Dave Chappelle’s ‘Meltdown’ Not Only Not A Meltdown, But Also Not Unreasonable

Reports that Dave Chappelle had a “meltdown” on stage in Connecticut last night have piqued fans, as many have been worried the long-silent comic’s comeback would be short-lived.

In case you missed it, Dave Chappelle dropped totally from the public eye at the height of his fame, for reasons that were at the time not well known.

In the intervening years, Chappelle’s absence has been much lamented by fans, but the comic seemed resolute in not returning to the spotlight no matter how hard everyone asked.

When it was revealed that Dave was signing on to the Oddball tour and doing stand-up again in something other than short and low-profile bursts, people were cautiously optimistic we’d see more Chappelle in the future.

But today, reports that Chappelle responded poorly to hecklers circulated, and many speculated that the comic’s aversion to the pop culture and media hot seat was flaring up again.

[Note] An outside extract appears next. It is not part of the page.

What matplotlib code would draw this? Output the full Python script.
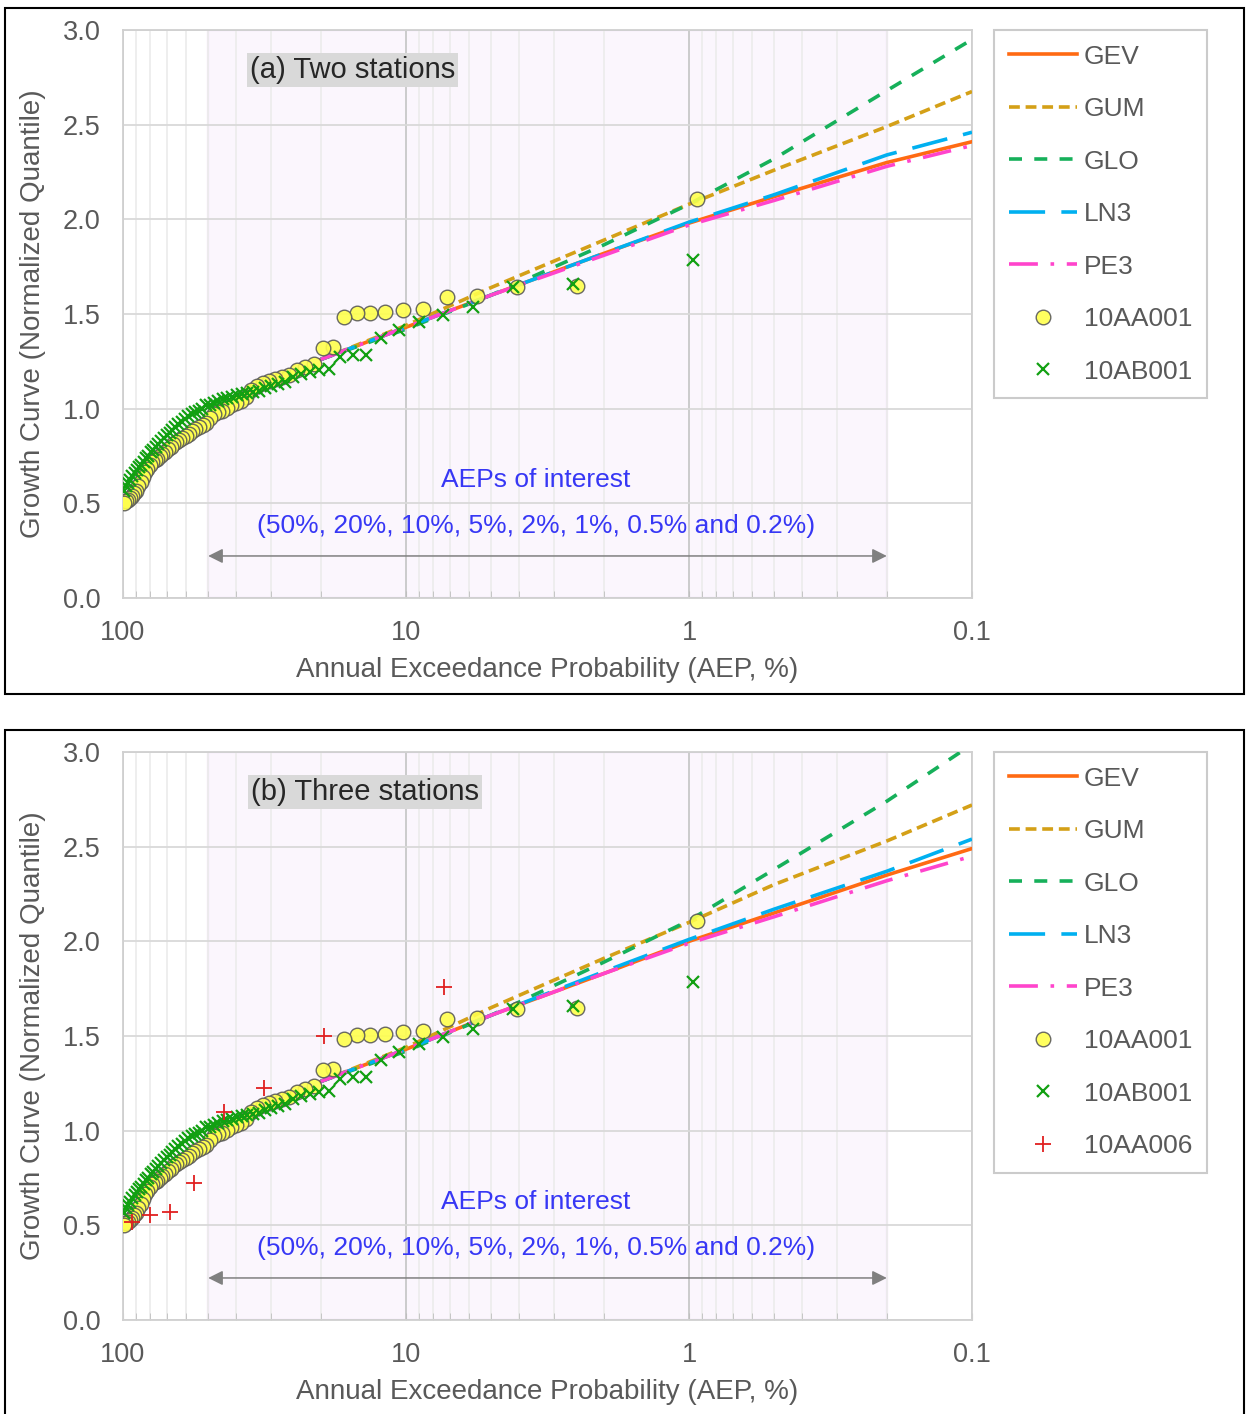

Blogger Latanya Barrett told the Hartford Courant that Chappelle seemed unenthused by hecklers, a standard part of stand-up comedy:

“He was on stage for… 25 minutes. For the first five or 10, he actually did go into his routine, telling a few jokes. It was a typical crowd, yelling out the occasional ‘I love you’ or something random… But every time anyone would scream anything, he would stop speaking and tell us how awful we were… It was just a regular crowd… I didn’t understand why he was doing this.”

Slate notes that while many audience members became agitated that Chappelle wasn’t doing his greatest hits from the show he headlined and grew to resent for its uncomfortable popularity. The comic later recalled being accosted by fans, demanding he “do” characters from the show on the spot.

Ebony digs deeper, contextualizing Chappelle’s Hartford show with a bit more background, as well as a more detailed look at the idea of a Dave Chappelle “meltdown.”

Writer Lesli-Ann Lewis explains that Chappelle’s reaction was not only not tantrum territory, it completely meshes with the comic’s stated discomfort about satirizing race versus cheap minstrl humor.

She writes:

“There is a long history of asking African-Americans to endure racism silently; it’s characterized as grace, as strength. Chappelle’s Connecticut audience, made up of largely young White males, demanded a shuck and jive. Men who seemed to have missed the fine satire of the Chappelle show demanded he do characters who, out of the context of the show look more like more racist tropes, than mockery of America’s belief in them… When he expressed shock at the fact that he’d sat there and been yelled at for so long, people yelled that they’d paid him. They felt paying for a show meant they could verbally harass him, direct him in any tone of voice, as though they’d bought him.”

And so it seems initial reports of a Dave Chappelle meltdown totally left out the part described so uncomfortably in the Ebony takedown — a crucial element to the story that doesn’t support the notion the comic was oversensitive or unreasonably annoyed.